_Goal of the exercise_: Retype the lines beneath this one, from the first through the line containing "T0 = 1747063400.0". Pictures are left out.

####################

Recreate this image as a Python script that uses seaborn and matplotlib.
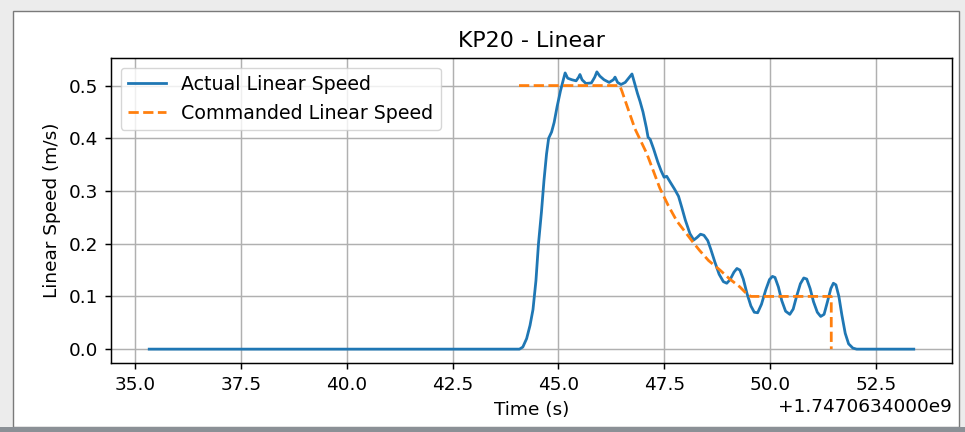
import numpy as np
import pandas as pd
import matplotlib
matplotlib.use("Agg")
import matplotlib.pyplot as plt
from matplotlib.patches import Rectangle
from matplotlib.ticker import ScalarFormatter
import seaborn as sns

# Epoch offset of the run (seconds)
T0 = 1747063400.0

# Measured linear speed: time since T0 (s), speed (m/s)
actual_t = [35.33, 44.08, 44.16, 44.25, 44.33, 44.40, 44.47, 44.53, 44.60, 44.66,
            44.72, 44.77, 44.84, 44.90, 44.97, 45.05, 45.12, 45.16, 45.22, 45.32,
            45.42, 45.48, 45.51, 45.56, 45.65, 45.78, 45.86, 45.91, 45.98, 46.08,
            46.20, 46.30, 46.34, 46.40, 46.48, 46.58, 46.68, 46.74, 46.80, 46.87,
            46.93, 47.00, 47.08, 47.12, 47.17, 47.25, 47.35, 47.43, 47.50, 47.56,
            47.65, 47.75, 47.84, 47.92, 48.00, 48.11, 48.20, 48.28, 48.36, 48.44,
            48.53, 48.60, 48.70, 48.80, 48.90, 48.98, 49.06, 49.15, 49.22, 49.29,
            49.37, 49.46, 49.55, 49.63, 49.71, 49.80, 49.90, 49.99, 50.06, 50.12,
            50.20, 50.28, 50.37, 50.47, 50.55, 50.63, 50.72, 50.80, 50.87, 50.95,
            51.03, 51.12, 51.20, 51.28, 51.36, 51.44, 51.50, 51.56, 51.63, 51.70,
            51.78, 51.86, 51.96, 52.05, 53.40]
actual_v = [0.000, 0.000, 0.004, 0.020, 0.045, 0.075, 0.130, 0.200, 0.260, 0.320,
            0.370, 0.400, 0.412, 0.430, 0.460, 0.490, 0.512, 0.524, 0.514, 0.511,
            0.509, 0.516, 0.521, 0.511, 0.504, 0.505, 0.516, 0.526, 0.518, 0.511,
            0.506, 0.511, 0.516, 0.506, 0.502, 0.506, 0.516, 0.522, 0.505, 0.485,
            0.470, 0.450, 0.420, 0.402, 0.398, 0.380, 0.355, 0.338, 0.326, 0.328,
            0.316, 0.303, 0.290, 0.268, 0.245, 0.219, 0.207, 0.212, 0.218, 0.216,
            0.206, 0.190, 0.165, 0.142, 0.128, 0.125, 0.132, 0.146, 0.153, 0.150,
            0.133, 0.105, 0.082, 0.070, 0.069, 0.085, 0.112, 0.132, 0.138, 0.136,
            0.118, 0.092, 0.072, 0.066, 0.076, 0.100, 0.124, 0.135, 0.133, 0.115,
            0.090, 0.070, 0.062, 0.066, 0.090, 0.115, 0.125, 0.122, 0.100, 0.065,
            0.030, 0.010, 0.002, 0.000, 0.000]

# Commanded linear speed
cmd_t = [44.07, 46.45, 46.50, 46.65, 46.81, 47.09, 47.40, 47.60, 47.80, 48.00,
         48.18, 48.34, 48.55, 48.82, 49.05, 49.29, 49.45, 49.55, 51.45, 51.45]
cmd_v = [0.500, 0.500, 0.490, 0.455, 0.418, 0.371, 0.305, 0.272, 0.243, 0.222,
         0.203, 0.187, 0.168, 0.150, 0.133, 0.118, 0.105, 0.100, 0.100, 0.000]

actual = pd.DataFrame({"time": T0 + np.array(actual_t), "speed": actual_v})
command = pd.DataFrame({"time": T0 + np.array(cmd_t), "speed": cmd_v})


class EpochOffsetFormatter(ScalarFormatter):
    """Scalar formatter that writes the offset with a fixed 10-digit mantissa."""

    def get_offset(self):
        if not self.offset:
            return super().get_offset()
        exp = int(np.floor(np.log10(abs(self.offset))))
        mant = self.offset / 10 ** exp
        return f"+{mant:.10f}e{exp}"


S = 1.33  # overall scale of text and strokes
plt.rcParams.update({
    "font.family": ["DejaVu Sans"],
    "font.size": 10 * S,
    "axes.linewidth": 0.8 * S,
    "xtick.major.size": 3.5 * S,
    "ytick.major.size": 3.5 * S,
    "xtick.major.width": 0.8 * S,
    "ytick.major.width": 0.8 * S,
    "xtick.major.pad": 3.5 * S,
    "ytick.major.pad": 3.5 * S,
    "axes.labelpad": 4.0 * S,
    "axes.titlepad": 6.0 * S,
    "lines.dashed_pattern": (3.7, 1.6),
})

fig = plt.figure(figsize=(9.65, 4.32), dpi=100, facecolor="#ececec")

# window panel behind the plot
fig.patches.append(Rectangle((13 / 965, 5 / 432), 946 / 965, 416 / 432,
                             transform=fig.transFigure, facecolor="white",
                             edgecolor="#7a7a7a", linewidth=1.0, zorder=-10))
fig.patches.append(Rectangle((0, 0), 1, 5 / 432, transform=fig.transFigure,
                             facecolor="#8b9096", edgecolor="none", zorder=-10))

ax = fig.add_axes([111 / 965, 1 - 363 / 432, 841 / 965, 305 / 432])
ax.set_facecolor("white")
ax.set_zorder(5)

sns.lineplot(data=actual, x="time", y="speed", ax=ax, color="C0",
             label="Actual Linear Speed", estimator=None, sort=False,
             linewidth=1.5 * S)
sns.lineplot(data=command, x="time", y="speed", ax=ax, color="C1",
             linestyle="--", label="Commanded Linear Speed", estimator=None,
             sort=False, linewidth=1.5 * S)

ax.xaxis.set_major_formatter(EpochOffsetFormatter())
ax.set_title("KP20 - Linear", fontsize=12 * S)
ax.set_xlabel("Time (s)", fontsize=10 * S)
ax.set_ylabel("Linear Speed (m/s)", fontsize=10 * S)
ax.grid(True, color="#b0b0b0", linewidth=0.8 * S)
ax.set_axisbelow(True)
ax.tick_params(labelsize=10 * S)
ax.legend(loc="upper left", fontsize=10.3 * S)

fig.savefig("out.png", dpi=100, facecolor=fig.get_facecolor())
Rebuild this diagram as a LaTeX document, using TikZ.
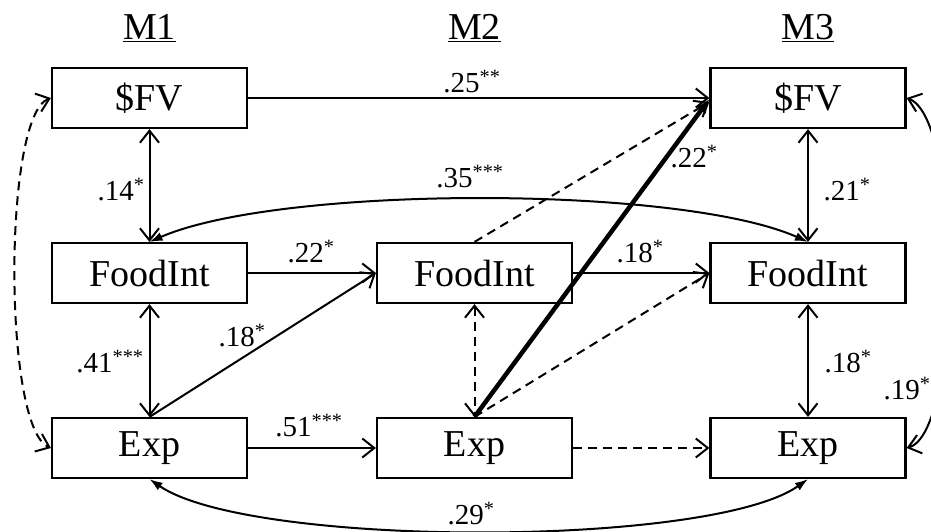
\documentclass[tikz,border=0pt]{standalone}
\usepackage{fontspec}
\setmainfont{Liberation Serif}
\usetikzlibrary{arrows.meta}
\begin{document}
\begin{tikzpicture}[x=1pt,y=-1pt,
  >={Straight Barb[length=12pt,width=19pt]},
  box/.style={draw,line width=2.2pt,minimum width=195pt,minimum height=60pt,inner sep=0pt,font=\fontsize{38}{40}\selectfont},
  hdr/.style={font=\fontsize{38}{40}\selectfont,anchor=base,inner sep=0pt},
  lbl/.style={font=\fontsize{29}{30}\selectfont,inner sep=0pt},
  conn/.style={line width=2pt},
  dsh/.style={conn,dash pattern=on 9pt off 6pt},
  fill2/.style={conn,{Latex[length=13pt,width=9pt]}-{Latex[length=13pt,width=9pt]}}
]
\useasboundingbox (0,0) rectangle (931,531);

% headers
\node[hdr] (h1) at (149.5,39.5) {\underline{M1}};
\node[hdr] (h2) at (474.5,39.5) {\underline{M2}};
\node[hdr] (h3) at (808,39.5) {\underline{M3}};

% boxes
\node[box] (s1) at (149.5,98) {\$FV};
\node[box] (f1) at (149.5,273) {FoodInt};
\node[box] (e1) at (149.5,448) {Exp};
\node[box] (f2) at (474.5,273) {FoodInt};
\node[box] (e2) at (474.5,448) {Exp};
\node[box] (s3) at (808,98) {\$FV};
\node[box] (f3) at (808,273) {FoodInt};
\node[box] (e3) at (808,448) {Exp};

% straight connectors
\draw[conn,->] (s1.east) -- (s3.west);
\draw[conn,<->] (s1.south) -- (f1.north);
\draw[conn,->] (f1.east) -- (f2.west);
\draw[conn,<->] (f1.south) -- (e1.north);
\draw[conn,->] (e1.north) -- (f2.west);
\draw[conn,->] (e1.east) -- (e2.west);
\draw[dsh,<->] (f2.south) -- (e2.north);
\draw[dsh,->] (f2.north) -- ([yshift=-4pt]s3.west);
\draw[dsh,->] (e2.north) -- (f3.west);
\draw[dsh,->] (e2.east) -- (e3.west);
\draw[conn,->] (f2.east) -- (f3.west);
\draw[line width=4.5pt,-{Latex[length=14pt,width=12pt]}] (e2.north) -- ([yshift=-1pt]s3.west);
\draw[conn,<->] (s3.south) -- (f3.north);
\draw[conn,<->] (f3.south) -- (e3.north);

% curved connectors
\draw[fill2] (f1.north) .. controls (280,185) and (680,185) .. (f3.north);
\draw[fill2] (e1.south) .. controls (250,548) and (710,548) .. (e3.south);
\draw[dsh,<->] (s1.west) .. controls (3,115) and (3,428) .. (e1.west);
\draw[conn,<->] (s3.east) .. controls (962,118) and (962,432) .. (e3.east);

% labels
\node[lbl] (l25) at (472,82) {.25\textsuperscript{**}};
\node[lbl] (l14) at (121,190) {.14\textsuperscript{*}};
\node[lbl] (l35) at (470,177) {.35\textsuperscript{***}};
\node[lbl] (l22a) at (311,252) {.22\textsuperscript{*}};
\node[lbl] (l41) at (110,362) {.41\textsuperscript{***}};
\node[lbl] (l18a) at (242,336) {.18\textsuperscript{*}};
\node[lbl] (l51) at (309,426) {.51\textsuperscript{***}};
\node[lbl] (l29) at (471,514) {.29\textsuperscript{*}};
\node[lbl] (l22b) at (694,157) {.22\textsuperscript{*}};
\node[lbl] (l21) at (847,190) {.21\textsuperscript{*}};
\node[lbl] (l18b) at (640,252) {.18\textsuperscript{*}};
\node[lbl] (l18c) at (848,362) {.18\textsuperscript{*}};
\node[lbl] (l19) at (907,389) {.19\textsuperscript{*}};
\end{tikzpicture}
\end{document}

####################

_Output of the exercise_:
Recreate this image as a Python script that uses seaborn and matplotlib.
import numpy as np
import pandas as pd
import matplotlib
matplotlib.use("Agg")
import matplotlib.pyplot as plt
from matplotlib.patches import Rectangle
from matplotlib.ticker import ScalarFormatter
import seaborn as sns

# Epoch offset of the run (seconds)
T0 = 1747063400.0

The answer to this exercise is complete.